## DATA
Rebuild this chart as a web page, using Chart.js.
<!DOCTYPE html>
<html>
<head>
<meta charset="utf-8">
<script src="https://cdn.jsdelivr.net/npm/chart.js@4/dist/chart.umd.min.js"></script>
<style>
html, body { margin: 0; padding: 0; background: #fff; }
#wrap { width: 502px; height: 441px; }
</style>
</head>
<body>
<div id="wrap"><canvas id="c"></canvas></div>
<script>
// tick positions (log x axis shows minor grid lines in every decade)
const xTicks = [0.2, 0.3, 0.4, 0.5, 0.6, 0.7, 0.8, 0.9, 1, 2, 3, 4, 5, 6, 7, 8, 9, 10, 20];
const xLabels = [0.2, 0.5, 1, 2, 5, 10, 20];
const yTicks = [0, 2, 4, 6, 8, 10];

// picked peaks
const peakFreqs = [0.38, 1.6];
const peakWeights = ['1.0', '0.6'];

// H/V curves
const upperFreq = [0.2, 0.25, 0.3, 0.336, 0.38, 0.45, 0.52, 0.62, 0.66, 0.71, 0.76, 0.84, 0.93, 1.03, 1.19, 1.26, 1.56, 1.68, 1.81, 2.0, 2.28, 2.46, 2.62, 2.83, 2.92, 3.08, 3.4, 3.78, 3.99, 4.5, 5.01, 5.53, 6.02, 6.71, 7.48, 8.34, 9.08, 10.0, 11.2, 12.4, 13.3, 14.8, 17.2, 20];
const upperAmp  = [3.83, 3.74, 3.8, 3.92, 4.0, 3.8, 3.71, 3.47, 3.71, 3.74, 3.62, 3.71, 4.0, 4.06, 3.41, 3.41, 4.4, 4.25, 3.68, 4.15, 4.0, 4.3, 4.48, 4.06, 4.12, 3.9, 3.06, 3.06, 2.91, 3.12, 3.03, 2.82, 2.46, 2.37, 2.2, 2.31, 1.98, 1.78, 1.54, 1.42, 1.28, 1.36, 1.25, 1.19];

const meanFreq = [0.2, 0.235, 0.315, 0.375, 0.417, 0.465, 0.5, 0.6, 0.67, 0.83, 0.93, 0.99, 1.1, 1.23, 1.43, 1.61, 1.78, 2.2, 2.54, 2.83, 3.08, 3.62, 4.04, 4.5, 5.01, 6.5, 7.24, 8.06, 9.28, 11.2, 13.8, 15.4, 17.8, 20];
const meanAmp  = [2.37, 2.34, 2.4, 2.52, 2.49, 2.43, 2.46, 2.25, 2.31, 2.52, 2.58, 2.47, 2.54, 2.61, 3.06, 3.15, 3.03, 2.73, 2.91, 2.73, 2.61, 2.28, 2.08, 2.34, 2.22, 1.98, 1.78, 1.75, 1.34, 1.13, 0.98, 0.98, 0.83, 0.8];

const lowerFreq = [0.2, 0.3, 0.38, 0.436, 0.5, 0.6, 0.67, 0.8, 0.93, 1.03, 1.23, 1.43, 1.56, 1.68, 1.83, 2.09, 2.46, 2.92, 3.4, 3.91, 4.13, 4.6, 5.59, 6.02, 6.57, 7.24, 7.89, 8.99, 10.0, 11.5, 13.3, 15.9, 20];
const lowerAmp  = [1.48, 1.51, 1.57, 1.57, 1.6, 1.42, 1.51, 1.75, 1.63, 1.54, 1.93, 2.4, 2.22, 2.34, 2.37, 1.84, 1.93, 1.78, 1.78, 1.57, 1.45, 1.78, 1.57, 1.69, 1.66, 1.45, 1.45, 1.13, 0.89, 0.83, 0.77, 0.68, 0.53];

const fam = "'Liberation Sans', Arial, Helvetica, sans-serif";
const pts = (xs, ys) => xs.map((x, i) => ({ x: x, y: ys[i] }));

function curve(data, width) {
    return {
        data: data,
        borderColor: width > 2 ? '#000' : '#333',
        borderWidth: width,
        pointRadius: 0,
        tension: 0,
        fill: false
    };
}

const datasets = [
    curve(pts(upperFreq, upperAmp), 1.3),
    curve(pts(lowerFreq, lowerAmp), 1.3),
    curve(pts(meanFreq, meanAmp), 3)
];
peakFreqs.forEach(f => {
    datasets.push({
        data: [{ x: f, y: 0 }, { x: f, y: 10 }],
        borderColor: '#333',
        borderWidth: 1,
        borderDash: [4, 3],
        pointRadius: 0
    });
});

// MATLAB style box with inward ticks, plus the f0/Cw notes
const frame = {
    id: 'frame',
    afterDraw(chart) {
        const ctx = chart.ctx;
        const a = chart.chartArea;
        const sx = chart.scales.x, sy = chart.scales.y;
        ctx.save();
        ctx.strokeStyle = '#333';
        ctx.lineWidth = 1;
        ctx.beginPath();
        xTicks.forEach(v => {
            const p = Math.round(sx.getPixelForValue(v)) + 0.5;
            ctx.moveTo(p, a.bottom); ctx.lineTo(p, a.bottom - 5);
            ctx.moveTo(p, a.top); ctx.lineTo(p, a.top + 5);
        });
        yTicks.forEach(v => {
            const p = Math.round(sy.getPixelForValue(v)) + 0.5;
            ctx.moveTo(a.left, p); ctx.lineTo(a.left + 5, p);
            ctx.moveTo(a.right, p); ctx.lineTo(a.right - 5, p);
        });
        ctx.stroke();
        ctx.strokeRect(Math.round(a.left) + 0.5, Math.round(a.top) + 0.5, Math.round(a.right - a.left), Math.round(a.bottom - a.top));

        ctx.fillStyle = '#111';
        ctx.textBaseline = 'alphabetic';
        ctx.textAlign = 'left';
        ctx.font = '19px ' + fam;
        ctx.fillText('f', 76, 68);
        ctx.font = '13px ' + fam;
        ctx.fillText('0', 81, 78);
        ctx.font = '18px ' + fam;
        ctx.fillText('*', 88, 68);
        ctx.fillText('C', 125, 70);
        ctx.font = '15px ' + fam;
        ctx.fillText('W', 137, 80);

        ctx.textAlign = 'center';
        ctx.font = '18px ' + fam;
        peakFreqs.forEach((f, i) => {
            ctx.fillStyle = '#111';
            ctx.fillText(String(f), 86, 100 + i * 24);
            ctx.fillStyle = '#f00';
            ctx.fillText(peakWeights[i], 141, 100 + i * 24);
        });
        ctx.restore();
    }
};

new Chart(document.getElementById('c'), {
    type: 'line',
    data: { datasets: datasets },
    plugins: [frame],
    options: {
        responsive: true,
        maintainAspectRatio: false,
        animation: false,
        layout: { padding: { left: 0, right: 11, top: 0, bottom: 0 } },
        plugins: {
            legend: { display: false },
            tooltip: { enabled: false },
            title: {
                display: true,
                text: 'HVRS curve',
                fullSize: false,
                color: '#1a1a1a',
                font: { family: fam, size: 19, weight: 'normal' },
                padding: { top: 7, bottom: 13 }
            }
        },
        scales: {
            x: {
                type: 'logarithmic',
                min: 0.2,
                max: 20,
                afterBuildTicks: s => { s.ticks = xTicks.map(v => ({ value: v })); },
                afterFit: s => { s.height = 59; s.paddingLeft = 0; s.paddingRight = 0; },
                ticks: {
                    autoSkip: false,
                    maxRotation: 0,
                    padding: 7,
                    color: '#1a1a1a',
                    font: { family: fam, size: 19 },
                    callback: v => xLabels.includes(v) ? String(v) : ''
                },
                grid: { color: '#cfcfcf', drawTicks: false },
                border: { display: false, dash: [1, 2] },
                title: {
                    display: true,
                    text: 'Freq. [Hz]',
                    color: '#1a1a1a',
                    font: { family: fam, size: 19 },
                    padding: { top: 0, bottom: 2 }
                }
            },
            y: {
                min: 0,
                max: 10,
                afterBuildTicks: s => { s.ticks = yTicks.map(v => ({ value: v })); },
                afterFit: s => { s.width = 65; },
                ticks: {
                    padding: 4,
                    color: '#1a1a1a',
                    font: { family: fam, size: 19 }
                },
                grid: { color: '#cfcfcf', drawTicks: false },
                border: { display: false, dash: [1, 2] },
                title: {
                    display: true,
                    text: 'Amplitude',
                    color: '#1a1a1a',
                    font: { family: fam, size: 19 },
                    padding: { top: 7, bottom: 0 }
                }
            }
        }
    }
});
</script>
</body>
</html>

## TASK DETAILS
Beginning at the top of the data, please return every line until and including the line containing "const peakWeights = ['1.0', '0.6'];", copied exactly, and nothing past it.

## RESPONSE TO THIS TASK
Rebuild this chart as a web page, using Chart.js.
<!DOCTYPE html>
<html>
<head>
<meta charset="utf-8">
<script src="https://cdn.jsdelivr.net/npm/chart.js@4/dist/chart.umd.min.js"></script>
<style>
html, body { margin: 0; padding: 0; background: #fff; }
#wrap { width: 502px; height: 441px; }
</style>
</head>
<body>
<div id="wrap"><canvas id="c"></canvas></div>
<script>
// tick positions (log x axis shows minor grid lines in every decade)
const xTicks = [0.2, 0.3, 0.4, 0.5, 0.6, 0.7, 0.8, 0.9, 1, 2, 3, 4, 5, 6, 7, 8, 9, 10, 20];
const xLabels = [0.2, 0.5, 1, 2, 5, 10, 20];
const yTicks = [0, 2, 4, 6, 8, 10];

// picked peaks
const peakFreqs = [0.38, 1.6];
const peakWeights = ['1.0', '0.6'];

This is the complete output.